- _INPUT DATA_
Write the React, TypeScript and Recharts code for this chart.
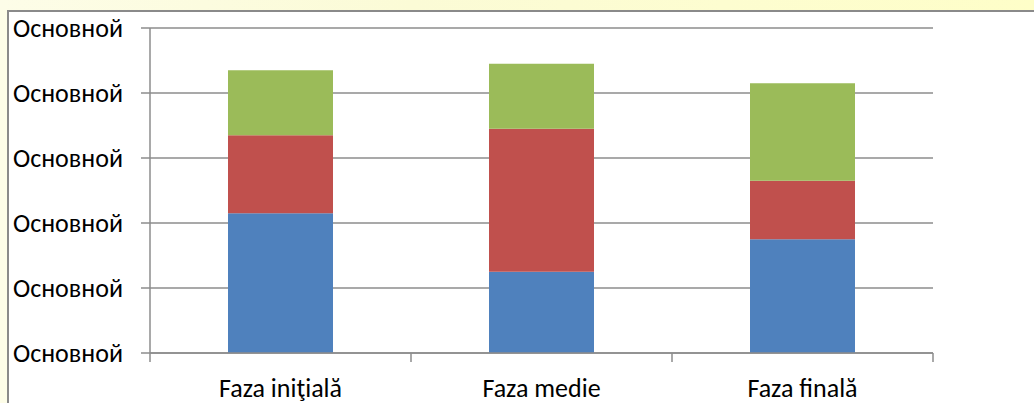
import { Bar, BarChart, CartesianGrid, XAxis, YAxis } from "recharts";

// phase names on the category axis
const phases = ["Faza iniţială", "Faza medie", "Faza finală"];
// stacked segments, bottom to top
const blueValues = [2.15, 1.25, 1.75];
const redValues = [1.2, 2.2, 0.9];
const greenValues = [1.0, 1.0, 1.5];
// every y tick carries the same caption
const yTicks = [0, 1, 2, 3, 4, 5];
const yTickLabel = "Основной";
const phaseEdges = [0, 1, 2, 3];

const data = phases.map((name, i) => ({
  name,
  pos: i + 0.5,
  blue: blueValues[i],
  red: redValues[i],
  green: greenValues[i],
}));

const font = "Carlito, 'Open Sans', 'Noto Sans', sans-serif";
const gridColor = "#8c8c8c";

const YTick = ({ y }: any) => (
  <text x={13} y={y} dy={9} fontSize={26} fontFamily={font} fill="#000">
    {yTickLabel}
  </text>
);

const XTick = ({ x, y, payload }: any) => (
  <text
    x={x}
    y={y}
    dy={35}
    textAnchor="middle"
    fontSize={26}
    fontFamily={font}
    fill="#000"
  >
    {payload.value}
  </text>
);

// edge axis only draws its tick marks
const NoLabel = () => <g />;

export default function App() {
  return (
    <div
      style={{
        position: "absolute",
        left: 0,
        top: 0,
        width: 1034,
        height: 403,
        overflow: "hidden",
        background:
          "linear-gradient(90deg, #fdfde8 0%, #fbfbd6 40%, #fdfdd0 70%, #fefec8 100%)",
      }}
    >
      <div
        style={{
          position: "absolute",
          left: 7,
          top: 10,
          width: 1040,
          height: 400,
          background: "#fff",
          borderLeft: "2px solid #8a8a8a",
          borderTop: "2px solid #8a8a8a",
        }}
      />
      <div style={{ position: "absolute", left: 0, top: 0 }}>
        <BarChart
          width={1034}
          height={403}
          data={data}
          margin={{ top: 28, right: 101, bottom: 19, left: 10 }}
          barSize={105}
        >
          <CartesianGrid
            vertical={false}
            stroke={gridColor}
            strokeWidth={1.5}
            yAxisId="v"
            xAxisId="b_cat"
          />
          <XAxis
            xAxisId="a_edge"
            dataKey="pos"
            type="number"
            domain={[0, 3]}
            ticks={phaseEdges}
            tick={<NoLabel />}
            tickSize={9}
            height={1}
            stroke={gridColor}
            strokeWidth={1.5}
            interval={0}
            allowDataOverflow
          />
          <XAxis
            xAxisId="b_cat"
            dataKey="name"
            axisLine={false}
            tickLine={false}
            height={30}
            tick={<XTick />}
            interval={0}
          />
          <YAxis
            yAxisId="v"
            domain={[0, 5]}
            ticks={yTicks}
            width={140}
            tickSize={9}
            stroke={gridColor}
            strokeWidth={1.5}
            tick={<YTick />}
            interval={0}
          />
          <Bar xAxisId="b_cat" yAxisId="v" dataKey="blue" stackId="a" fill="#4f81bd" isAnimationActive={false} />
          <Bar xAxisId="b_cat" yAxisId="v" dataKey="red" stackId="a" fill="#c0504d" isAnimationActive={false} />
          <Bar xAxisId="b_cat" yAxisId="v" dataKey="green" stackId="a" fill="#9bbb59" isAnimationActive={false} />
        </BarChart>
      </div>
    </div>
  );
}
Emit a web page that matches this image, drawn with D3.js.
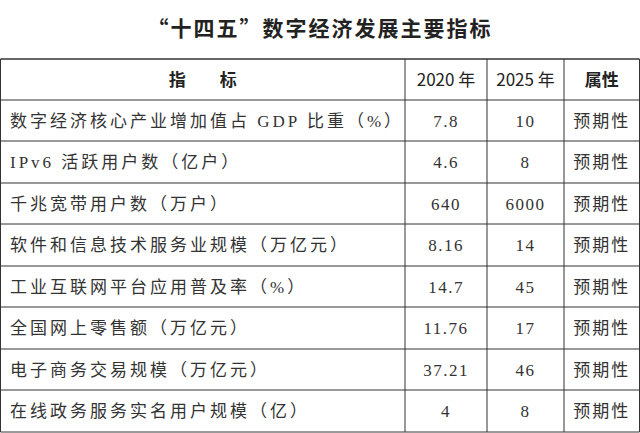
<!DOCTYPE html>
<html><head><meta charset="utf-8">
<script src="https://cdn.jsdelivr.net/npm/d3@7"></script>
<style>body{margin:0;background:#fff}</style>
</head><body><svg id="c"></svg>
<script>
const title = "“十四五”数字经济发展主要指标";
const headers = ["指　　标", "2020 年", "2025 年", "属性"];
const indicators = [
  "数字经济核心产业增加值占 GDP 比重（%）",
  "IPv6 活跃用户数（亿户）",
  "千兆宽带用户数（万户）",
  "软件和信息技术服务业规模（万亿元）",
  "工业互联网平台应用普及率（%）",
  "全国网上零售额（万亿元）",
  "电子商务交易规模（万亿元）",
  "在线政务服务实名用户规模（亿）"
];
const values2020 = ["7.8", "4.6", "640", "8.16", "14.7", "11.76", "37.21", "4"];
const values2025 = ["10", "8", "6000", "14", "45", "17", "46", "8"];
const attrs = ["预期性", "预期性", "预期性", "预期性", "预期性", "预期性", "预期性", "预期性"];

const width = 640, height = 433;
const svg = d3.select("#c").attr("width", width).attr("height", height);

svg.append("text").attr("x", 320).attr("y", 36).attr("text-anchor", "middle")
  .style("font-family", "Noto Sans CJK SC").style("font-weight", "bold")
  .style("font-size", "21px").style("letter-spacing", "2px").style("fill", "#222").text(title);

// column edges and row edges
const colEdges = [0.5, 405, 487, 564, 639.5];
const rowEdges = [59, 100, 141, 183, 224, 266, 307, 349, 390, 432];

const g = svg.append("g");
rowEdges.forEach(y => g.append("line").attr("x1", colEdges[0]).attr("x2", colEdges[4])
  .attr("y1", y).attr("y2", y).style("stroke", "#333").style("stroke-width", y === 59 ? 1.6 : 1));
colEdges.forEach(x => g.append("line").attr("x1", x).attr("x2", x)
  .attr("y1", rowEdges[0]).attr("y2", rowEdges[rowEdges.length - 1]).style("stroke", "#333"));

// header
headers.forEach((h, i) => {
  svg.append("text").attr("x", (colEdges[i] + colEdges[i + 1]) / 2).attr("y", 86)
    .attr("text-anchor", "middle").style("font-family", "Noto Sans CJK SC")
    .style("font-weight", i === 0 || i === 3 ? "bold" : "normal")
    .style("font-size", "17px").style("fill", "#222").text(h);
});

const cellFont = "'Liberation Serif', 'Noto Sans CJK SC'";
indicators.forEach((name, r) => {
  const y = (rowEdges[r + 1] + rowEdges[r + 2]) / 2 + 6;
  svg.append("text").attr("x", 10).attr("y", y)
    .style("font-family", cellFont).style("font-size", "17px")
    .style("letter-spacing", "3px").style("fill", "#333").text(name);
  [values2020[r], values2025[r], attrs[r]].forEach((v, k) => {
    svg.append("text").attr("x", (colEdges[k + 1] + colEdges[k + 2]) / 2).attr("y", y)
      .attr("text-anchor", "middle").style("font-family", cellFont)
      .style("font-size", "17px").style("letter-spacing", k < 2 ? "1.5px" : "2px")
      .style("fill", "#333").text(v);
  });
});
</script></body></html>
==
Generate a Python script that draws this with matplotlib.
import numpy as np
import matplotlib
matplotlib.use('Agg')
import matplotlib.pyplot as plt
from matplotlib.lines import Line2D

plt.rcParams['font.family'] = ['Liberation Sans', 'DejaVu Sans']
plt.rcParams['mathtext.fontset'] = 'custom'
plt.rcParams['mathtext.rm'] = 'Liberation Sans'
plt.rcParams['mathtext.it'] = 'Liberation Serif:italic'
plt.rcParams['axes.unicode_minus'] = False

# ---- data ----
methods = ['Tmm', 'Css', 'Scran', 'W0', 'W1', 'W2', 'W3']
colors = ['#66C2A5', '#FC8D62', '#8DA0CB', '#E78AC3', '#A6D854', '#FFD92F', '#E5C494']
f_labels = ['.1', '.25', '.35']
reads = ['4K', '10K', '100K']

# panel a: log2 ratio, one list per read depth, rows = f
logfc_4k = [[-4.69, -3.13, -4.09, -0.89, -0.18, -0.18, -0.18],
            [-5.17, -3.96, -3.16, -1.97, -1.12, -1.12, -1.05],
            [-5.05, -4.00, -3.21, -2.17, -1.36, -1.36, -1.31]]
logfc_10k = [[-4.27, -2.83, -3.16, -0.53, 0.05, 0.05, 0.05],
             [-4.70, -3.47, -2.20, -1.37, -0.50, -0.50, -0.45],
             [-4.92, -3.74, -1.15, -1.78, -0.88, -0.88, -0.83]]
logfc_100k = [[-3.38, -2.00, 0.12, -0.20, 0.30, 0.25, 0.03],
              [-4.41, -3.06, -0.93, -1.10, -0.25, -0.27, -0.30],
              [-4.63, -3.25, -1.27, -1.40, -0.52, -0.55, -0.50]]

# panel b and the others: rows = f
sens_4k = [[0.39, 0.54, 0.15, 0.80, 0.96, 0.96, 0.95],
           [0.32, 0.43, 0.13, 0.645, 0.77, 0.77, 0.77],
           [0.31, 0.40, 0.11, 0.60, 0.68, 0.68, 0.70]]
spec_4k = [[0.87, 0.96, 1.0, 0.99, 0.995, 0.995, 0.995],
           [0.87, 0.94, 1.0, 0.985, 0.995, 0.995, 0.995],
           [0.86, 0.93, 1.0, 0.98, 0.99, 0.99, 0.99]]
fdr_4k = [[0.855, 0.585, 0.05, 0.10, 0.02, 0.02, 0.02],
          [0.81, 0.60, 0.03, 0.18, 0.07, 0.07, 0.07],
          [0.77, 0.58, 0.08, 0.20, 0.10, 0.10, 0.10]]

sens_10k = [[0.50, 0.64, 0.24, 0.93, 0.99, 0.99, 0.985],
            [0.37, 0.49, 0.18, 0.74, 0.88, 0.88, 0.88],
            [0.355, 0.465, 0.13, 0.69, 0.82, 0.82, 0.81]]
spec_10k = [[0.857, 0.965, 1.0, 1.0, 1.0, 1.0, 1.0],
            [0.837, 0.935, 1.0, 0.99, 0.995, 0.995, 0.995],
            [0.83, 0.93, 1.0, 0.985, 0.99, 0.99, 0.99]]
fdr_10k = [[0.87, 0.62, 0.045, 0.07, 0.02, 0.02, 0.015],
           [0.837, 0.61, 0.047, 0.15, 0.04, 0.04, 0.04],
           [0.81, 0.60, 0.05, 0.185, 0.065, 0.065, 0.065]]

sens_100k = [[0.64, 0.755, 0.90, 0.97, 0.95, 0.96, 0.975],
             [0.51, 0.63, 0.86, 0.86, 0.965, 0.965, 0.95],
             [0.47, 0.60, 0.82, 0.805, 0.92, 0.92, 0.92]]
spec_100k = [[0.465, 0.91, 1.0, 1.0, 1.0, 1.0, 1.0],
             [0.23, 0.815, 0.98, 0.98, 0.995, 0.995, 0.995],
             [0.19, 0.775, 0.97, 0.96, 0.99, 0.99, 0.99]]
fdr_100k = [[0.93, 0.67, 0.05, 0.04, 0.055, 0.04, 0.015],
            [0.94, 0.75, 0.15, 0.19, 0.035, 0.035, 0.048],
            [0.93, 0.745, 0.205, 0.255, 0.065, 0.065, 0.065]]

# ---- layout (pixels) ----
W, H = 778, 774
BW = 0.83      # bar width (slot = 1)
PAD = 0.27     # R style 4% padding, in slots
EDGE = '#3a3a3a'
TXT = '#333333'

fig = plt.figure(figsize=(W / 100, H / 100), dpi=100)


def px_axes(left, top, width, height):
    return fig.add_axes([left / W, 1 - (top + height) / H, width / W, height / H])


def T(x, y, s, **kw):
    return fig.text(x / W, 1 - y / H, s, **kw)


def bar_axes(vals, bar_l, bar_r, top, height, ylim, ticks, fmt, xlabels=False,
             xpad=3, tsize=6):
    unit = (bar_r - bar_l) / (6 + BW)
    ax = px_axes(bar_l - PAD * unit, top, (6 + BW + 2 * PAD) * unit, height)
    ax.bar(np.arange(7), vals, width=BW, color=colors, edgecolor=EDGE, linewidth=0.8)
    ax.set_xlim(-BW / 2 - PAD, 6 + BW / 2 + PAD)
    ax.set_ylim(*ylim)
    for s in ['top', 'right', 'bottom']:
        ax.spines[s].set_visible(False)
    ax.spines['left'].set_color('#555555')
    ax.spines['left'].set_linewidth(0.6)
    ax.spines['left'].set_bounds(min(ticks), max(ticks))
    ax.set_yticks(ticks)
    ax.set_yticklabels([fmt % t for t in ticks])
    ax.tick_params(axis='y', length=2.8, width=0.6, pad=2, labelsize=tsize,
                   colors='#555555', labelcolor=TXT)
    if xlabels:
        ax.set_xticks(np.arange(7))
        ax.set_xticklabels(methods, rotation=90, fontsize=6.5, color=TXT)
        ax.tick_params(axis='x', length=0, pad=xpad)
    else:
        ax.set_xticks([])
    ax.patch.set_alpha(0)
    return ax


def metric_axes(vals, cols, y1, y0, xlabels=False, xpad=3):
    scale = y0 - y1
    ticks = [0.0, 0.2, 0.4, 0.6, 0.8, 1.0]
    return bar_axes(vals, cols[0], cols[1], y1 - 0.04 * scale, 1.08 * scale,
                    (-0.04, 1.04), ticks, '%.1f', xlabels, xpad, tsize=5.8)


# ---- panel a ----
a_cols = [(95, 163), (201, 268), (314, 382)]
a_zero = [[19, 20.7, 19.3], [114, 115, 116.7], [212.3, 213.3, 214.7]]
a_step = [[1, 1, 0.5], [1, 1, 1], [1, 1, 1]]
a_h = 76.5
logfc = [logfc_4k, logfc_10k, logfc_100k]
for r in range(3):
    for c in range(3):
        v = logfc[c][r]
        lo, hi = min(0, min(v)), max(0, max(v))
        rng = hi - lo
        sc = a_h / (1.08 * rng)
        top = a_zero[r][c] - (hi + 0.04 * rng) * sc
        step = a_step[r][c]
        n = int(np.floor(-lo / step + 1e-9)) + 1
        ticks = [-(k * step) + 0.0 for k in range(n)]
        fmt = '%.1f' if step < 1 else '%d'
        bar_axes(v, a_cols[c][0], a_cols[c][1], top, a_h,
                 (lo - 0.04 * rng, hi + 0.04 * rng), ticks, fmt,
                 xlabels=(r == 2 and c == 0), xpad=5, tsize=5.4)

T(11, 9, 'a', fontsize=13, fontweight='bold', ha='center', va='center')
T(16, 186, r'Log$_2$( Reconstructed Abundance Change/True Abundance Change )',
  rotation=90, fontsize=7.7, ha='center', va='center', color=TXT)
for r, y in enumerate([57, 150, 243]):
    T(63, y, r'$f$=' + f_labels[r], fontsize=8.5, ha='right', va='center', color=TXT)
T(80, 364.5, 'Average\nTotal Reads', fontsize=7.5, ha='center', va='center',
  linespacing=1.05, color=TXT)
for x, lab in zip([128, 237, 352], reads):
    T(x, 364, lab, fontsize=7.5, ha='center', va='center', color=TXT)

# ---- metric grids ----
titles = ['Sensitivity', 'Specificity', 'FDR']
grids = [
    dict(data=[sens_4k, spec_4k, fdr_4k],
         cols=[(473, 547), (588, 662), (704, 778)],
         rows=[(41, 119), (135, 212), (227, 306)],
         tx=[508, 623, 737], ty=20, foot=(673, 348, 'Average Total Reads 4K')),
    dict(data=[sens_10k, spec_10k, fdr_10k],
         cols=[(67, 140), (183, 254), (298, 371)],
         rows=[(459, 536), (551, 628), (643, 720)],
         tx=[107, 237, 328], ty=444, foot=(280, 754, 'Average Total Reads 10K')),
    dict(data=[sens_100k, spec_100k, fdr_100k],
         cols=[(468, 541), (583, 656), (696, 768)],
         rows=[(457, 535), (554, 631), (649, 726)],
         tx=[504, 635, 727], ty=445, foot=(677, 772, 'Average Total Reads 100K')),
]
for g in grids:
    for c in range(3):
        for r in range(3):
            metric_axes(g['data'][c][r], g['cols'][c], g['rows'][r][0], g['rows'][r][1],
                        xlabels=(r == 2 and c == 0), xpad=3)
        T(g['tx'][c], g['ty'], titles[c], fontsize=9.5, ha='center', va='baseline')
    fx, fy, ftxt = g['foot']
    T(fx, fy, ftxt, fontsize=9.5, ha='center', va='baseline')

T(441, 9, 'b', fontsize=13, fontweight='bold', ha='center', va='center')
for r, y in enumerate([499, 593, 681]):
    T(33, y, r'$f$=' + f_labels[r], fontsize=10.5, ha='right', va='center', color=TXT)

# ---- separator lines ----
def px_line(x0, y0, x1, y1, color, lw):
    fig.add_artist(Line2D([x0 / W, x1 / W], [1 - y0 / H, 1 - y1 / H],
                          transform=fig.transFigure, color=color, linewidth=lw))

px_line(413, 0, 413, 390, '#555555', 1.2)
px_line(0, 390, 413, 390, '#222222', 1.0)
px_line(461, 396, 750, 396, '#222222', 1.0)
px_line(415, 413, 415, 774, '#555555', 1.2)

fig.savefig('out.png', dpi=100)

- _SHORT EXERCISE_
Leave the pictures out and copy exactly the lines from the one with "Write the React, TypeScript" through the one with "CartesianGrid, XAxis, YAxis", nothing more.

- _FULL OUTPUT_
Write the React, TypeScript and Recharts code for this chart.
import { Bar, BarChart, CartesianGrid, XAxis, YAxis } from "recharts";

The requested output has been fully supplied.